- Required task
Don't include pictures. Quote the lines below from the first through the line that contains "(A0b.south) -- (Tm0.north);".

- Source excerpt
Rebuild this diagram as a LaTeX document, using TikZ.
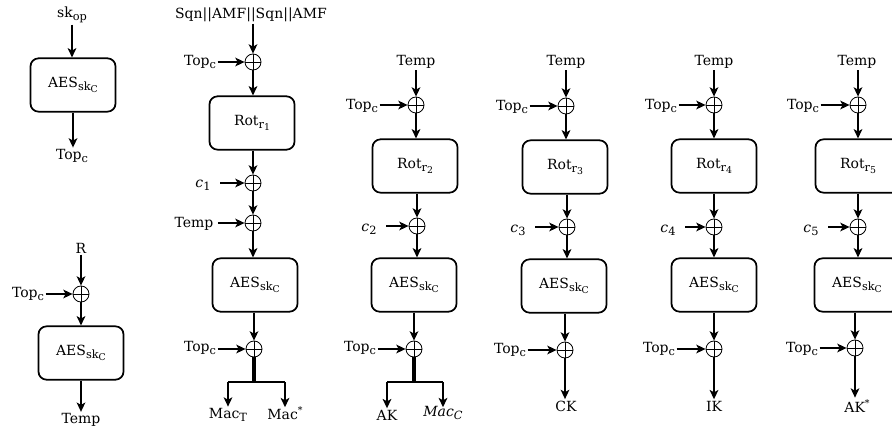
\documentclass[tikz,border=0pt]{standalone}
\usepackage{fontspec}
\setmainfont{DejaVu Serif}
\usetikzlibrary{arrows.meta}
\newcommand\mysub[1]{\raisebox{-0.45ex}{\fontsize{8.5}{9}\selectfont #1}}
\newcommand\mysubb[1]{\raisebox{-0.4ex}{\fontsize{7}{8}\selectfont #1}}
\newcommand\mysup[1]{\raisebox{0.9ex}{\fontsize{7}{8}\selectfont #1}}
\begin{document}
\begin{tikzpicture}[x=0.75pt,y=-0.75pt,
  lbl/.style={inner sep=1pt,font=\fontsize{10.5}{12}\selectfont},
  blk/.style={draw,rounded corners=6pt,line width=1.3pt,minimum width=63.75pt,minimum height=40pt,inner sep=0pt,font=\fontsize{10.5}{12}\selectfont},
  xo/.style={circle,draw,line width=0.6pt,minimum size=12pt,inner sep=0pt,
    path picture={\draw[line width=0.6pt] (path picture bounding box.north) -- (path picture bounding box.south)
      (path picture bounding box.west) -- (path picture bounding box.east);}},
  arr/.style={line width=1.3pt,-{Stealth[length=7pt,width=6.5pt,inset=1.8pt]}},
  thk/.style={line width=2.4pt},
  ln/.style={line width=1.3pt}]
\useasboundingbox (0,0) rectangle (892,431);

% ---- column 0 top
\node[lbl] (sk) at (72,15) {sk\mysub{op}};
\node[blk] (A0) at (73,85) {AES\mysub{sk\mysubb{C}}};
\node[lbl] (T0) at (72,156) {Top\mysub{c}};
\draw[arr] (sk.south) -- (sk.south |- A0.north);
\draw[arr] (A0.south) -- (A0.south |- T0.north);

% ---- column 0 bottom
\node[lbl] (R) at (81,248) {R};
\node[xo] (X0) at (81,294) {};
\node[lbl] (T0b) at (28,294) {Top\mysub{c}};
\node[blk] (A0b) at (81,353) {AES\mysub{sk\mysubb{C}}};
\node[lbl] (Tm0) at (81,420) {Temp};
\draw[arr] (R.south) -- (X0.north);
\draw[arr] (T0b.east |- X0.west) -- (X0.west);
\draw[arr] (X0.south) -- (A0b.north);
\draw[arr] (A0b.south) -- (Tm0.north);

% ---- column 1
\node[lbl] (S1) at (251,15) {Sqn||AMF||Sqn||AMF};
\node[xo] (X1) at (253,62) {};
\node[lbl] (T1) at (200,62) {Top\mysub{c}};
\node[blk] (R1) at (252,123) {Rot\mysub{r\mysubb{1}}};
\node[xo] (X1b) at (253,183) {};
\node[lbl] (c1) at (203,185) {\textit{c}\mysub{1}};
\node[xo] (X1c) at (253,223) {};
\node[lbl] (Tm1) at (194,224) {Temp};
\node[blk] (A1) at (255,285) {AES\mysub{sk\mysubb{C}}};
\node[xo] (X1d) at (254,349) {};
\node[lbl] (T1d) at (200,348) {Top\mysub{c}};
\coordinate (b1) at (254,382);
\node[lbl] (M1) at (228,415) {Mac\mysub{T}};
\node[lbl] (M2) at (285,413) {Mac\mysup{*}};
\draw[arr] (X1 |- S1.south) -- (X1.north);
\draw[arr] (T1.east |- X1.west) -- (X1.west);
\draw[arr] (X1.south) -- (X1.south |- R1.north);
\draw[arr] (X1b |- R1.south) -- (X1b.north);
\draw[arr] (c1.east |- X1b.west) ++(8,0) -- (X1b.west);
\draw[arr] (X1b.south) -- (X1c.north);
\draw[arr] (Tm1.east |- X1c.west) ++(3,0) -- (X1c.west);
\draw[arr] (X1c.south) -- (X1c.south |- A1.north);
\draw[arr] (X1d |- A1.south) -- (X1d.north);
\draw[arr] (T1d.east |- X1d.west) -- (X1d.west);
\draw[thk] (X1d.south) -- (b1);
\draw[ln] (M1 |- b1) -- (M2 |- b1);
\draw[arr] (M1 |- b1) -- (M1.north);
\draw[arr] (M2 |- b1) -- ([yshift=-2pt]M2.north);

% ---- column 2
\node[lbl] (Tp2) at (416,62) {Temp};
\node[xo] (X2) at (416,105) {};
\node[lbl] (T2) at (362,106) {Top\mysub{c}};
\node[blk] (R2) at (415,166) {Rot\mysub{r\mysubb{2}}};
\node[xo] (X2b) at (417,226) {};
\node[lbl] (c2) at (369,229) {\textit{c}\mysub{2}};
\node[blk] (A2) at (414,285) {AES\mysub{sk\mysubb{C}}};
\node[xo] (X2c) at (414,349) {};
\node[lbl] (T2c) at (360,348) {Top\mysub{c}};
\coordinate (b2) at (414,382);
\node[lbl] (AK) at (387,415) {AK};
\node[lbl] (MC) at (443,413) {\textit{Mac}\mysub{\textit{C}}};
\draw[arr] (X2 |- Tp2.south) -- (X2.north);
\draw[arr] (T2.east |- X2.west) -- (X2.west);
\draw[arr] (X2.south) -- (X2.south |- R2.north);
\draw[arr] (X2b |- R2.south) -- (X2b.north);
\draw[arr] (c2.east |- X2b.west) ++(8,0) -- (X2b.west);
\draw[arr] (X2b.south) -- (X2b.south |- A2.north);
\draw[arr] (X2c |- A2.south) -- (X2c.north);
\draw[arr] (T2c.east |- X2c.west) -- (X2c.west);
\draw[thk] (X2c.south) -- (b2);
\draw[ln] (AK |- b2) -- (MC |- b2);
\draw[arr] (AK |- b2) -- (AK.north);
\draw[arr] (MC |- b2) -- ([yshift=-2pt]MC.north);

% ---- column 3
\node[lbl] (Tp3) at (566,62) {Temp};
\node[xo] (X3) at (566,106) {};
\node[lbl] (T3) at (512,107) {Top\mysub{c}};
\node[blk] (R3) at (565,167) {Rot\mysub{r\mysubb{3}}};
\node[xo] (X3b) at (567,227) {};
\node[lbl] (c3) at (518,230) {\textit{c}\mysub{3}};
\node[blk] (A3) at (564,286) {AES\mysub{sk\mysubb{C}}};
\node[xo] (X3c) at (565,350) {};
\node[lbl] (T3c) at (510,350) {Top\mysub{c}};
\node[lbl] (CK) at (566,406) {CK};
\draw[arr] (X3 |- Tp3.south) -- (X3.north);
\draw[arr] (T3.east |- X3.west) -- (X3.west);
\draw[arr] (X3.south) -- (X3.south |- R3.north);
\draw[arr] (X3b |- R3.south) -- (X3b.north);
\draw[arr] (c3.east |- X3b.west) ++(8,0) -- (X3b.west);
\draw[arr] (X3b.south) -- (X3b.south |- A3.north);
\draw[arr] (X3c |- A3.south) -- (X3c.north);
\draw[arr] (T3c.east |- X3c.west) -- (X3c.west);
\draw[arr] (X3c.south) -- (X3c.south |- CK.north);

% ---- column 4
\node[lbl] (Tp4) at (714,62) {Temp};
\node[xo] (X4) at (714,105) {};
\node[lbl] (T4) at (661,106) {Top\mysub{c}};
\node[blk] (R4) at (714,166) {Rot\mysub{r\mysubb{4}}};
\node[xo] (X4b) at (714,227) {};
\node[lbl] (c4) at (668,230) {\textit{c}\mysub{4}};
\node[blk] (A4) at (714,285) {AES\mysub{sk\mysubb{C}}};
\node[xo] (X4c) at (714,349) {};
\node[lbl] (T4c) at (659,349) {Top\mysub{c}};
\node[lbl] (IK) at (714,406) {IK};
\draw[arr] (X4 |- Tp4.south) -- (X4.north);
\draw[arr] (T4.east |- X4.west) -- (X4.west);
\draw[arr] (X4.south) -- (X4.south |- R4.north);
\draw[arr] (X4b |- R4.south) -- (X4b.north);
\draw[arr] (c4.east |- X4b.west) ++(8,0) -- (X4b.west);
\draw[arr] (X4b.south) -- (X4b.south |- A4.north);
\draw[arr] (X4c |- A4.south) -- (X4c.north);
\draw[arr] (T4c.east |- X4c.west) -- (X4c.west);
\draw[arr] (X4c.south) -- (X4c.south |- IK.north);

% ---- column 5
\node[lbl] (Tp5) at (857,62) {Temp};
\node[xo] (X5) at (858,105) {};
\node[lbl] (T5) at (803,106) {Top\mysub{c}};
\node[blk] (R5) at (858,166) {Rot\mysub{r\mysubb{5}}};
\node[xo] (X5b) at (858,227) {};
\node[lbl] (c5) at (811,230) {\textit{c}\mysub{5}};
\node[blk] (A5) at (857,285) {AES\mysub{sk\mysubb{C}}};
\node[xo] (X5c) at (855,348) {};
\node[lbl] (T5c) at (802,349) {Top\mysub{c}};
\node[lbl] (AK5) at (857,406) {AK\mysup{*}};
\draw[arr] (X5 |- Tp5.south) -- (X5.north);
\draw[arr] (T5.east |- X5.west) -- (X5.west);
\draw[arr] (X5.south) -- (X5.south |- R5.north);
\draw[arr] (X5b |- R5.south) -- (X5b.north);
\draw[arr] (c5.east |- X5b.west) ++(8,0) -- (X5b.west);
\draw[arr] (X5b.south) -- (X5b.south |- A5.north);
\draw[arr] (X5c |- A5.south) -- (X5c.north);
\draw[arr] (T5c.east |- X5c.west) -- (X5c.west);
\draw[arr] (X5c.south) -- (X5c.south |- AK5.north);
\end{tikzpicture}
\end{document}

- The answer
Rebuild this diagram as a LaTeX document, using TikZ.
\documentclass[tikz,border=0pt]{standalone}
\usepackage{fontspec}
\setmainfont{DejaVu Serif}
\usetikzlibrary{arrows.meta}
\newcommand\mysub[1]{\raisebox{-0.45ex}{\fontsize{8.5}{9}\selectfont #1}}
\newcommand\mysubb[1]{\raisebox{-0.4ex}{\fontsize{7}{8}\selectfont #1}}
\newcommand\mysup[1]{\raisebox{0.9ex}{\fontsize{7}{8}\selectfont #1}}
\begin{document}
\begin{tikzpicture}[x=0.75pt,y=-0.75pt,
  lbl/.style={inner sep=1pt,font=\fontsize{10.5}{12}\selectfont},
  blk/.style={draw,rounded corners=6pt,line width=1.3pt,minimum width=63.75pt,minimum height=40pt,inner sep=0pt,font=\fontsize{10.5}{12}\selectfont},
  xo/.style={circle,draw,line width=0.6pt,minimum size=12pt,inner sep=0pt,
    path picture={\draw[line width=0.6pt] (path picture bounding box.north) -- (path picture bounding box.south)
      (path picture bounding box.west) -- (path picture bounding box.east);}},
  arr/.style={line width=1.3pt,-{Stealth[length=7pt,width=6.5pt,inset=1.8pt]}},
  thk/.style={line width=2.4pt},
  ln/.style={line width=1.3pt}]
\useasboundingbox (0,0) rectangle (892,431);

% ---- column 0 top
\node[lbl] (sk) at (72,15) {sk\mysub{op}};
\node[blk] (A0) at (73,85) {AES\mysub{sk\mysubb{C}}};
\node[lbl] (T0) at (72,156) {Top\mysub{c}};
\draw[arr] (sk.south) -- (sk.south |- A0.north);
\draw[arr] (A0.south) -- (A0.south |- T0.north);

% ---- column 0 bottom
\node[lbl] (R) at (81,248) {R};
\node[xo] (X0) at (81,294) {};
\node[lbl] (T0b) at (28,294) {Top\mysub{c}};
\node[blk] (A0b) at (81,353) {AES\mysub{sk\mysubb{C}}};
\node[lbl] (Tm0) at (81,420) {Temp};
\draw[arr] (R.south) -- (X0.north);
\draw[arr] (T0b.east |- X0.west) -- (X0.west);
\draw[arr] (X0.south) -- (A0b.north);
\draw[arr] (A0b.south) -- (Tm0.north);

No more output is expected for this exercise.